There's definitely a lot less conservatives or classical liberals than I ever thought who are registered republicans.

What I wrote above has only been my experience among conservatives I know, so it doesn't accurately reflect reality.
My main point is, that virtually all leftists seem to embrace not teaching individual responsibility to their children or themselves.
But yes, there are plenty of self-described conservatives and libertarians who do the same thing.

NoMo said...

Life should begin in a world of love and boundaries. It should end in freedom and certainty. Moving a child from one to the other is parenting.
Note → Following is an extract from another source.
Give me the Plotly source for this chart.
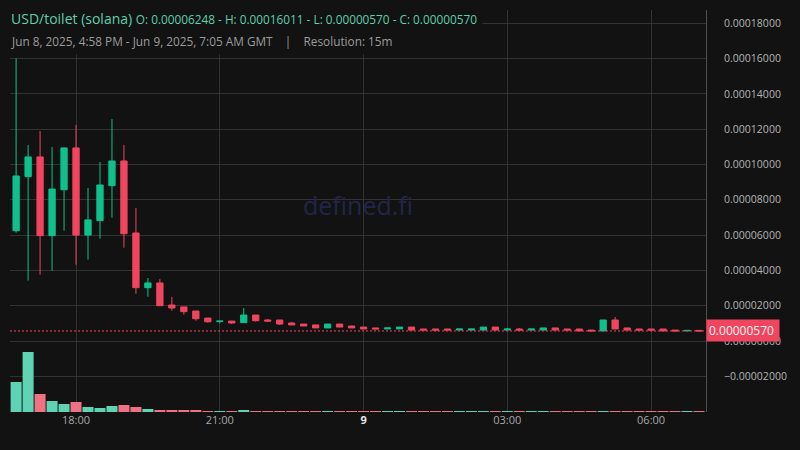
import pandas as pd
import plotly.graph_objects as go

# ---- data (prices in USD, 15m candles) ----
start_time = "2025-06-08 16:45"
n_candles = 58
opens = [6.248, 9.31, 10.43, 5.97, 8.57, 10.94, 6.00, 6.82, 8.80, 10.20,
         6.12, 3.02, 3.29, 2.04, 1.93, 1.70, 1.30, 1.10, 1.13, 1.04,
         1.47, 1.19, 1.19, 1.02, 0.96, 0.91, 0.74, 0.96, 0.85, 0.79,
         0.74, 0.68, 0.68, 0.79, 0.68, 0.68, 0.68, 0.62, 0.62, 0.62,
         0.79, 0.62, 0.68, 0.62, 0.62, 0.74, 0.68, 0.68, 0.62, 0.57,
         1.19, 0.74, 0.68, 0.68, 0.68, 0.62, 0.57, 0.60]
highs = [16.011, 11.10, 11.90, 10.99, 10.96, 12.24, 8.67, 10.14, 12.58, 11.10,
         7.54, 3.57, 3.51, 2.49, 1.93, 1.70, 1.30, 1.13, 1.13, 1.87,
         1.47, 1.25, 1.19, 1.08, 0.96, 0.91, 0.96, 0.96, 0.85, 0.79,
         0.74, 0.74, 0.79, 0.79, 0.68, 0.68, 0.68, 0.68, 0.68, 0.79,
         0.79, 0.74, 0.74, 0.68, 0.74, 0.74, 0.68, 0.68, 0.62, 1.19,
         1.36, 0.74, 0.68, 0.68, 0.68, 0.62, 0.60, 0.60]
lows = [6.14, 3.42, 3.76, 3.98, 6.25, 4.32, 4.61, 5.80, 6.99, 5.29,
        2.68, 2.51, 2.00, 1.72, 1.49, 1.15, 1.04, 1.00, 0.96, 1.04,
        1.09, 1.08, 0.91, 0.91, 0.85, 0.74, 0.74, 0.79, 0.74, 0.68,
        0.68, 0.68, 0.68, 0.62, 0.62, 0.62, 0.62, 0.62, 0.62, 0.62,
        0.62, 0.62, 0.62, 0.62, 0.62, 0.62, 0.62, 0.57, 0.57, 0.57,
        0.68, 0.62, 0.62, 0.62, 0.57, 0.57, 0.57, 0.57]
closes = [9.35, 10.43, 5.97, 8.61, 10.94, 6.00, 6.86, 8.84, 10.20, 6.08,
          3.02, 3.29, 2.00, 1.87, 1.66, 1.26, 1.09, 1.13, 1.02, 1.47,
          1.15, 1.13, 0.96, 0.91, 0.85, 0.74, 0.96, 0.79, 0.74, 0.68,
          0.68, 0.74, 0.79, 0.62, 0.62, 0.62, 0.62, 0.68, 0.68, 0.79,
          0.62, 0.68, 0.62, 0.68, 0.74, 0.62, 0.62, 0.57, 0.57, 1.19,
          0.68, 0.62, 0.62, 0.62, 0.57, 0.57, 0.60, 0.57]
volumes = [15000, 30000, 9000, 5500, 4000, 5000, 2500, 2000, 3000, 3500,
           2500, 1500, 1000, 1000, 1000, 1000, 500, 500, 500, 1000,
           500, 450, 450, 450, 450, 450, 450, 450, 450, 450,
           450, 450, 450, 450, 450, 450, 450, 450, 450, 450,
           450, 450, 450, 450, 450, 450, 450, 450, 450, 450,
           450, 450, 450, 450, 450, 450, 450, 450]
scale = 1e-5
opens = [v * scale for v in opens]
highs = [v * scale for v in highs]
lows = [v * scale for v in lows]
closes = [v * scale for v in closes]
last_price = 0.0000057

x_tick_vals = ["2025-06-08 18:00", "2025-06-08 21:00", "2025-06-09 00:00",
               "2025-06-09 03:00", "2025-06-09 06:00"]
x_tick_text = ["18:00", "21:00", "<b style='color:#e6e6e6'>9</b>", "03:00", "06:00"]
y_tick_vals = [-0.00002, 0, 0.00002, 0.00004, 0.00006, 0.00008, 0.0001,
               0.00012, 0.00014, 0.00016, 0.00018]

times = pd.date_range(start_time, periods=n_candles, freq="15min")

UP = "#0fc08d"
DOWN = "#f0455f"
UP_VOL = "#5fd3b3"
DOWN_VOL = "#ee7184"
BG = "#121212"
GRID = "#323232"

vol_colors = [UP_VOL if c >= o else DOWN_VOL for o, c in zip(opens, closes)]

fig = go.Figure()
fig.add_trace(go.Bar(
    x=times, y=volumes, yaxis="y2", marker=dict(color=vol_colors, line=dict(width=0)),
    width=0.92 * 15 * 60 * 1000, showlegend=False, hoverinfo="skip"))
fig.add_trace(go.Candlestick(
    x=times, open=opens, high=highs, low=lows, close=closes,
    increasing=dict(line=dict(color=UP, width=1), fillcolor=UP),
    decreasing=dict(line=dict(color=DOWN, width=1), fillcolor=DOWN),
    whiskerwidth=0, showlegend=False))

fig.add_shape(type="line", xref="paper", x0=0, x1=1, yref="y", y0=last_price, y1=last_price,
              line=dict(color=DOWN, width=1, dash="2px,2px"))

fig.add_annotation(xref="paper", yref="y", x=1, y=last_price, xanchor="left", yanchor="middle",
                   text="0.00000570", showarrow=False, bgcolor=DOWN, borderpad=2, width=68,
                   align="left", font=dict(color="#f4f4f4", size=12, family="Open Sans"))

fig.add_annotation(xref="paper", yref="paper", x=0.5, y=0.515, text="defined.fi", showarrow=False,
                   font=dict(color="#24244a", size=25, family="Open Sans"))

fig.add_annotation(xref="paper", yref="paper", x=0, y=0.978, xanchor="left", yanchor="middle",
                   xshift=-5, showarrow=False, bgcolor=BG, borderpad=5,
                   text="USD/toilet (solana) <span style='font-size:11.8px'>O: 0.00006248 - H: 0.00016011 - L: 0.00000570 - C: 0.00000570</span>",
                   font=dict(color="#5fcfac", size=14, family="Open Sans"))
fig.add_annotation(xref="paper", yref="paper", x=0, y=0.923, xanchor="left", yanchor="middle",
                   xshift=-5, showarrow=False, bgcolor=BG, borderpad=5,
                   text="Jun 8, 2025, 4:58 PM - Jun 9, 2025, 7:05 AM GMT &nbsp;&nbsp; | &nbsp;&nbsp; Resolution: 15m",
                   font=dict(color="#9c9c9c", size=11.8, family="Open Sans"))

fig.update_layout(
    width=800, height=450,
    margin=dict(l=10, r=94, t=10, b=38),
    paper_bgcolor=BG, plot_bgcolor=BG,
    boxgap=0.25,
    font=dict(family="Open Sans", color="#a8a8a8", size=12),
    xaxis=dict(type="date", range=["2025-06-08 16:37:20", "2025-06-09 07:08:45"],
               rangeslider=dict(visible=False), showgrid=True, gridcolor=GRID, gridwidth=1,
               tickvals=x_tick_vals, ticktext=x_tick_text, showline=False, zeroline=False,
               tickfont=dict(size=11, color="#a8a8a8")),
    yaxis=dict(side="right", range=[-0.00004023, 0.00018754], tickvals=y_tick_vals,
               tickformat=".8f", showgrid=True, gridcolor=GRID, zeroline=False,
               showline=True, linecolor="#505050", linewidth=1, ticks="",
               ticklabelstandoff=15, tickfont=dict(size=10.5, color="#b4b4b4")),
    yaxis2=dict(overlaying="y", range=[0, 201000], visible=False, showgrid=False),
    hovermode=False,
)

fig.write_html("out.html", config={"displayModeBar": False},
               post_script="document.body.style.margin='0';document.body.style.background='#121212';")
I'm certainly not any better at it than anyone else, but seeing it that way helps me. Although I wish that at 62 I didn't still have to parent myself so much of the time.

julie said...

On an unrelated note, at The Federalist there's discussion of the destruction of language as part of a Gnostic dualism. It strikes me as a bit muddled - though that may be the lack of coffee - but he does make some good points. Anyway, if the goal of the Gnostic is to escape from individuality and return to Oneness, such a reunification could only be hell for everyone involved. Which makes me suspect that the people who want this want not so much to be unified with everyone, but only with the proper sorts of people (however that may be defined). As to everyone else, well... they're not really human anyway.

Gagdad Bob said...

Yes, Gnosticism always appeals to an elitism -- as in Marxism and other secular Gnosticisms which always end in two classes under the guise of ending classes. It's certainly the pattern of the modern left, which loves mankind to death.

Gagdad Bob said...

And I like NoMo's formula: love + boundaries --> freedom + certainty.

popemobile said...

Although I might have thought "man up," I would have said, "Why are you on the team if you do not want to be a team player. After all, someone who has not chosen to be a man will not want to be told to be one. But he has chosen to be on the team. And there you have him: a sort of "social contract" argument for rhetorical effect.